During July and August, 48 million Nigerians have the change to elect representatives to nineteen state legislatures, pick nineteen states governors, ninety-five senators and four hundred and fifty federal representatives from over two thousand candidates.
During July and August, 48 million Nigerians have the change to elect representatives to nineteen state legislatures, pick nineteen states governors, ninety-five senators and four hundred and fifty federal representatives from over two thousand candidates. Most importantly they elect a President after fourteen years of military rule. Observers say that none of the five political parties contesting the elections have emerged as clear favourites. But all have extravagant claims about their popularity.

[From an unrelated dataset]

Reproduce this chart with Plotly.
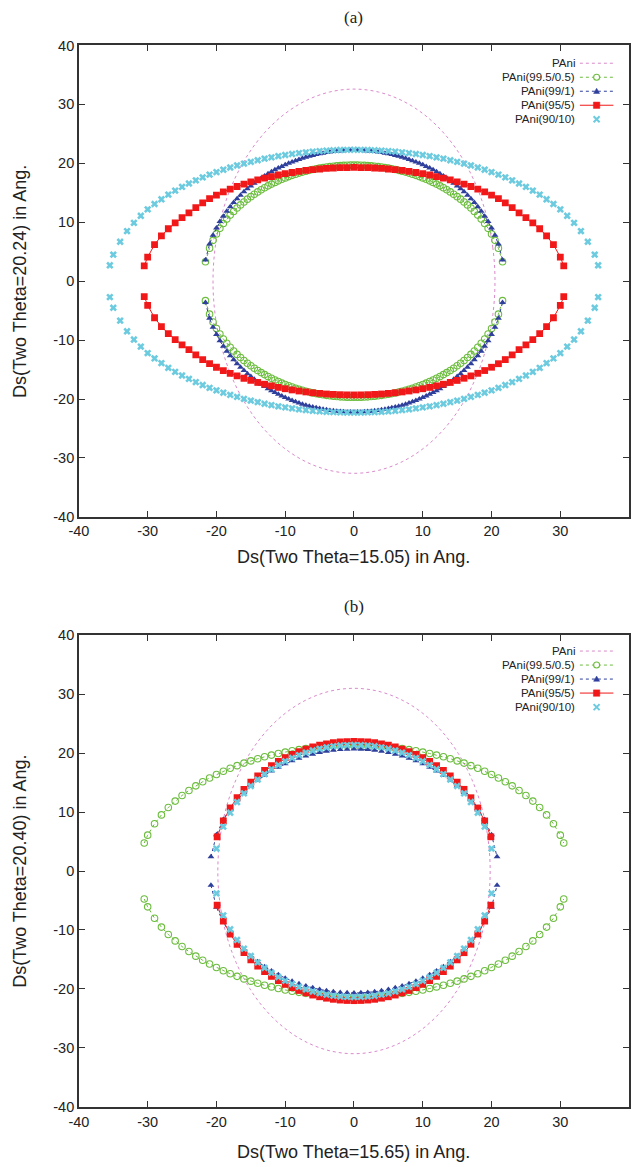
import plotly.graph_objects as go

# ---------------------------------------------------------------------------
# Data.
# Every curve in the reference is symmetric about x=0 and y=0, so each one is
# stored as its first-quadrant part (x >= 0, y >= 0) and mirrored when drawn.
# ---------------------------------------------------------------------------
LABELS = ["PAni", "PAni(99.5/0.5)", "PAni(99/1)", "PAni(95/5)", "PAni(90/10)"]
TICKS = [-40, -30, -20, -10, 0, 10, 20, 30, 40]
TICK_TEXT = ["-40", "-30", "-20", "-10", "0", "10", "20", "30", "40"]

# ---- panel (a) ----
A_PANI_X = [20.5, 20.19, 19.26, 17.75, 15.7, 13.18, 10.25, 7.01, 3.56, 0]
A_PANI_Y = [0, 5.66, 11.15, 16.3, 20.96, 24.97, 28.23, 30.63, 32.1, 32.6]

A_GREEN_X = [0, 0.5, 1, 1.5, 2, 2.5, 3, 3.5, 4, 4.5, 5, 5.5, 6, 6.5, 7, 7.5, 8, 8.5, 9, 9.5,
             10, 10.5, 11, 11.5, 12, 12.5, 13, 13.5, 14, 14.5, 15, 15.5, 16, 16.5, 17, 17.5,
             18, 18.5, 19, 19.5, 20, 20.5, 21, 21.6]
A_GREEN_Y = [19.7, 19.69, 19.68, 19.65, 19.62, 19.57, 19.51, 19.45, 19.37, 19.28, 19.18, 19.07,
             18.95, 18.81, 18.67, 18.51, 18.34, 18.16, 17.96, 17.75, 17.53, 17.29, 17.03, 16.77,
             16.48, 16.18, 15.85, 15.51, 15.15, 14.76, 14.35, 13.92, 13.45, 12.95, 12.42, 11.84,
             11.22, 10.54, 9.8, 8.97, 8.03, 6.93, 5.59, 3.3]

A_BLUE_X = [0, 0.5, 1, 1.5, 2, 2.5, 3, 3.5, 4, 4.5, 5, 5.5, 6, 6.5, 7, 7.5, 8, 8.5, 9, 9.5,
            10, 10.5, 11, 11.5, 12, 12.5, 13, 13.5, 14, 14.5, 15, 15.5, 16, 16.5, 17, 17.5,
            18, 18.5, 19, 19.5, 20, 20.5, 21, 21.6]
A_BLUE_Y = [22.2, 22.19, 22.18, 22.14, 22.11, 22.05, 21.99, 21.92, 21.83, 21.73, 21.61, 21.49,
            21.35, 21.2, 21.04, 20.86, 20.67, 20.46, 20.24, 20.0, 19.75, 19.48, 19.2, 18.9,
            18.57, 18.23, 17.87, 17.48, 17.07, 16.63, 16.17, 15.69, 15.16, 14.59, 14.0, 13.34,
            12.64, 11.88, 11.04, 10.11, 9.04, 7.81, 6.3, 3.6]

A_RED_X = [0, 1, 2, 3, 4, 5, 6, 7, 8, 9, 10, 11, 12, 13, 14, 15, 16, 17, 18, 19, 20, 21, 22,
           23, 24, 25, 26, 27, 28, 29, 30, 30.5]
A_RED_Y = [19.3, 19.29, 19.26, 19.21, 19.14, 19.04, 18.93, 18.79, 18.63, 18.45, 18.25, 18.02,
           17.76, 17.48, 17.18, 16.84, 16.47, 16.07, 15.63, 15.16, 14.6, 14.0, 13.3, 12.5, 11.6,
           10.8, 9.9, 8.9, 7.7, 6.2, 4.1, 2.6]

A_CYAN_X = [0, 1, 2, 3, 4, 5, 6, 7, 8, 9, 10, 11, 12, 13, 14, 15, 16, 17, 18, 19, 20, 21, 22,
            23, 24, 25, 26, 27, 28, 29, 30, 31, 32, 33, 34, 35, 35.5]
A_CYAN_Y = [22.3, 22.29, 22.27, 22.22, 22.16, 22.08, 21.99, 21.87, 21.74, 21.59, 21.42, 21.23,
            21.02, 20.79, 20.53, 20.26, 19.96, 19.64, 19.29, 18.92, 18.52, 18.09, 17.62, 17.12,
            16.58, 16.0, 15.38, 14.7, 13.9, 13.1, 12.2, 11.1, 9.9, 8.5, 6.7, 4.5, 2.7]

# ---- panel (b) ----
B_PANI_X = [19.8, 19.5, 18.61, 17.15, 15.17, 12.73, 9.9, 6.77, 3.44, 0]
B_PANI_Y = [0, 5.38, 10.6, 15.5, 19.93, 23.75, 26.85, 29.13, 30.53, 31.0]

B_GREEN_X = [0, 1, 2, 3, 4, 5, 6, 7, 8, 9, 10, 11, 12, 13, 14, 15, 16, 17, 18, 19, 20, 21, 22,
             23, 24, 25, 26, 27, 28, 29, 30, 30.5]
B_GREEN_Y = [21.3, 21.29, 21.26, 21.2, 21.13, 21.03, 20.9, 20.76, 20.59, 20.4, 20.18, 19.94,
             19.67, 19.38, 19.05, 18.69, 18.31, 17.88, 17.43, 16.93, 16.38, 15.79, 15.15, 14.45,
             13.67, 12.82, 11.86, 10.78, 9.52, 8.01, 6.08, 4.75]

B_BLUE_X = [0, 1, 2, 3, 4, 5, 6, 7, 8, 9, 10, 11, 12, 13, 14, 15, 16, 17, 18, 19, 20, 20.8]
B_BLUE_Y = [20.7, 20.68, 20.61, 20.49, 20.32, 20.1, 19.83, 19.51, 19.13, 18.69, 18.19, 17.62,
            16.97, 16.23, 15.4, 14.45, 13.36, 12.1, 10.59, 8.72, 6.16, 2.4]

B_RED_X = [0, 1, 2, 3, 4, 5, 6, 7, 8, 9, 10, 11, 12, 13, 14, 15, 16, 17, 18, 19, 19.9]
B_RED_Y = [22.0, 21.97, 21.9, 21.77, 21.58, 21.34, 21.05, 20.68, 20.27, 19.79, 19.23, 18.6,
           17.88, 17.07, 16.14, 15.08, 13.86, 12.43, 10.7, 8.5, 5.8]

B_CYAN_X = [0, 1, 2, 3, 4, 5, 6, 7, 8, 9, 10, 11, 12, 13, 14, 15, 16, 17, 18, 19, 20]
B_CYAN_Y = [21.4, 21.37, 21.3, 21.17, 20.98, 20.74, 20.44, 20.09, 19.67, 19.18, 18.62, 17.99,
            17.26, 16.44, 15.5, 14.42, 13.17, 11.7, 9.89, 7.53, 3.8]

# ---------------------------------------------------------------------------
# styles
# ---------------------------------------------------------------------------
W, H = 635, 1167
PINK = "#d98acb"
GREEN = "#6cbd3e"
BLUE = "#2f3f9c"
RED = "#f01818"
CYAN = "#6ccbdf"
AXC = "#333333"
SANS = "Liberation Sans, Arial, Helvetica, sans-serif"
SERIF = "Liberation Serif, Times New Roman, serif"

LEFT, RIGHT = 70, 629
X_DOM = [LEFT / W, RIGHT / W]
CX = (LEFT + RIGHT) / 2
PANELS = {
    "a": dict(top=38, bottom=516),
    "b": dict(top=636, bottom=1114),
}


def ydom(p):
    return [1 - PANELS[p]["bottom"] / H, 1 - PANELS[p]["top"] / H]


def mirrored_arcs(qx, qy):
    """Upper and lower arcs from the first-quadrant half (mirror images)."""
    ux = [-v for v in reversed(qx[1:])] + list(qx)
    uy = list(reversed(qy[1:])) + list(qy)
    lx = list(ux)
    ly = [-v for v in uy]
    return ux + [None] + lx, uy + [None] + ly


def mirrored_loop(qx, qy):
    """Closed loop (0..360 deg) from the first-quadrant points (0..90 deg)."""
    x = list(qx) + [-v for v in reversed(qx[:-1])]
    y = list(qy) + list(reversed(qy[:-1]))
    x += [-v for v in qx[1:]] + list(reversed(qx[:-1]))
    y += [-v for v in qy[1:]] + [-v for v in reversed(qy[:-1])]
    return x, y


fig = go.Figure()

series = {
    "a": [(A_PANI_X, A_PANI_Y), (A_GREEN_X, A_GREEN_Y), (A_BLUE_X, A_BLUE_Y),
          (A_RED_X, A_RED_Y), (A_CYAN_X, A_CYAN_Y)],
    "b": [(B_PANI_X, B_PANI_Y), (B_GREEN_X, B_GREEN_Y), (B_BLUE_X, B_BLUE_Y),
          (B_RED_X, B_RED_Y), (B_CYAN_X, B_CYAN_Y)],
}

for p, (xa, ya) in (("a", ("x", "y")), ("b", ("x2", "y2"))):
    s = series[p]
    px, py = mirrored_loop(*s[0])
    fig.add_trace(go.Scatter(x=px, y=py, mode="lines", name=LABELS[0], xaxis=xa, yaxis=ya,
                             line=dict(color=PINK, width=1, dash="dot", shape="spline")))
    gx, gy = mirrored_arcs(*s[1])
    fig.add_trace(go.Scatter(x=gx, y=gy, mode="lines+markers", name=LABELS[1], xaxis=xa, yaxis=ya,
                             line=dict(color=GREEN, width=1, dash="3px,3px"),
                             marker=dict(symbol="circle-open", size=6.5, color=GREEN,
                                         line=dict(width=1.1, color=GREEN))))
    bx, by = mirrored_arcs(*s[2])
    fig.add_trace(go.Scatter(x=bx, y=by, mode="lines+markers", name=LABELS[2], xaxis=xa, yaxis=ya,
                             line=dict(color=BLUE, width=1, dash="3px,3px"),
                             marker=dict(symbol="triangle-up", size=6, color=BLUE)))
    rx, ry = mirrored_arcs(*s[3])
    fig.add_trace(go.Scatter(x=rx, y=ry, mode="lines+markers", name=LABELS[3], xaxis=xa, yaxis=ya,
                             line=dict(color=RED, width=1),
                             marker=dict(symbol="square", size=6.8, color=RED)))
    cx, cy = mirrored_arcs(*s[4])
    fig.add_trace(go.Scatter(x=cx, y=cy, mode="markers", name=LABELS[4], xaxis=xa, yaxis=ya,
                             marker=dict(symbol="x", size=6.5, color=CYAN,
                                         line=dict(width=0))))


def axis(dom, anchor, standoff):
    return dict(domain=dom, anchor=anchor, range=[-40, 40], tickmode="array",
                tickvals=TICKS, ticktext=TICK_TEXT, ticks="inside", ticklen=6,
                tickwidth=1, tickcolor=AXC, showline=True, linecolor=AXC, linewidth=1.5,
                mirror="ticks", showgrid=False, zeroline=False, ticklabelstandoff=standoff,
                tickfont=dict(family=SANS, size=14.5, color="#222222"), fixedrange=True)


fig.update_layout(
    width=W, height=H, margin=dict(l=0, r=0, t=0, b=0),
    paper_bgcolor="white", plot_bgcolor="white", showlegend=False,
    xaxis=axis(X_DOM, "y", 0), yaxis=axis(ydom("a"), "x", 0),
    xaxis2=axis(X_DOM, "y2", 1), yaxis2=axis(ydom("b"), "x2", 0),
)

annotations = []
shapes = []

TITLES = {
    "a": ("(a)", "Ds(Two Theta=15.05) in Ang.", "Ds(Two Theta=20.24) in Ang.", 10, 557, 18),
    "b": ("(b)", "Ds(Two Theta=15.65) in Ang.", "Ds(Two Theta=20.40) in Ang.", 607, 1160, 16),
}
LEG_COLORS = [PINK, GREEN, BLUE, RED, CYAN]
LEG_TEXT_R, LEG_L0, LEG_L1, LEG_MK = 576, 579, 613, 596

for p, (tag, xt, yt, tag_y, xt_y, leg_off) in TITLES.items():
    top, bot = PANELS[p]["top"], PANELS[p]["bottom"]
    mid = (top + bot) / 2
    annotations.append(dict(text=tag, x=CX / W, y=1 - tag_y / H, xref="paper", yref="paper",
                            showarrow=False, xanchor="center", yanchor="middle",
                            font=dict(family=SERIF, size=17, color="#222222")))
    annotations.append(dict(text=xt, x=CX / W, y=1 - xt_y / H, xref="paper", yref="paper",
                            showarrow=False, xanchor="center", yanchor="middle",
                            font=dict(family=SANS, size=18, color="#222222")))
    annotations.append(dict(text=yt, x=10 / W, y=1 - mid / H, xref="paper", yref="paper",
                            showarrow=False, xanchor="center", yanchor="middle", textangle=-90,
                            font=dict(family=SANS, size=18, color="#222222")))
    # legend (text on the left, sample on the right, as in the reference)
    for i, lab in enumerate(LABELS):
        ry = top + leg_off + i * 14.2
        yp = 1 - ry / H
        annotations.append(dict(text=lab, x=LEG_TEXT_R / W, y=yp, xref="paper", yref="paper",
                                showarrow=False, xanchor="right", yanchor="middle",
                                font=dict(family=SANS, size=11.5, color="#222222")))
        col = LEG_COLORS[i]
        if i in (0, 1, 2, 3):
            dash = {0: "dot", 1: "3px,3px", 2: "3px,3px", 3: "solid"}[i]
            shapes.append(dict(type="line", xref="paper", yref="paper", x0=LEG_L0 / W,
                               x1=LEG_L1 / W, y0=yp, y1=yp,
                               line=dict(color=col, width=1, dash=dash)))
        common = dict(xref="paper", yref="paper", xsizemode="pixel", ysizemode="pixel",
                      xanchor=LEG_MK / W, yanchor=yp)
        if i == 1:
            shapes.append(dict(type="circle", x0=-3, x1=3, y0=-3, y1=3, fillcolor="white",
                               line=dict(color=col, width=1.1), **common))
        elif i == 2:
            shapes.append(dict(type="path", path="M -3,-2.2 L 3,-2.2 L 0,3 Z", fillcolor=col,
                               line=dict(color=col, width=0.5), **common))
        elif i == 3:
            shapes.append(dict(type="rect", x0=-3.2, x1=3.2, y0=-3.2, y1=3.2, fillcolor=col,
                               line=dict(color=col, width=0.5), **common))
        elif i == 4:
            shapes.append(dict(type="path", path="M -3,-3 L 3,3 M -3,3 L 3,-3",
                               line=dict(color=col, width=2), **common))

fig.update_layout(annotations=annotations, shapes=shapes)
# remove the browser's default 8px page margin so the figure sits at the page origin
fig.write_html("out.html", config={"displayModeBar": False},
               post_script="document.body.style.margin='0';"
                           "document.documentElement.style.overflow='hidden';")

SYNOPSIS: Not until the results of the first general election for the Senate on July 7 are counted will the true state of any party's popularity be known.

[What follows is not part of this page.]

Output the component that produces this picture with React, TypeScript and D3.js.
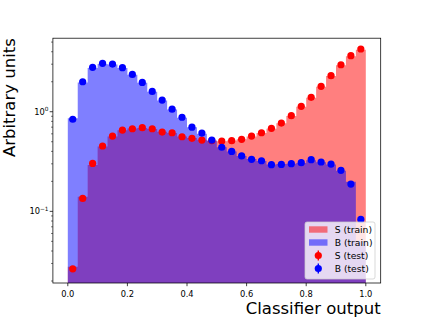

One of the major contenders for a majority or Senate seats is is the National Party of Nigeria (NPN), and this is the party's Presidential candidate the former Federal Commissioner of Finance, Shehu Shagary. Shagary says he is the most acceptable Presidential candidate in the eyes of the Nigerian public. He is the youngest candidate and claims to bridge the gap between the generations. Shagary has held government posts in Nigeria since 1958.
For outside observers its difficult to find major differences in the philosophies of the five political parties. All parties have been wooing voters with basically similar promises; free medical care, free education, better housing, jobs for everyone and greater self-sufficiency.
All five parties are optimistic of victory at the polls. Most political commentators are more cautious. They say its likely that no party will win a clear majority in the legislatures and no candidate will win the Presidency on the first ballot.
But leading the villagers in the NPN chant, Shehu Shagary says all political observers are wrong. He shares his party's -- and his opponents' -- optimism.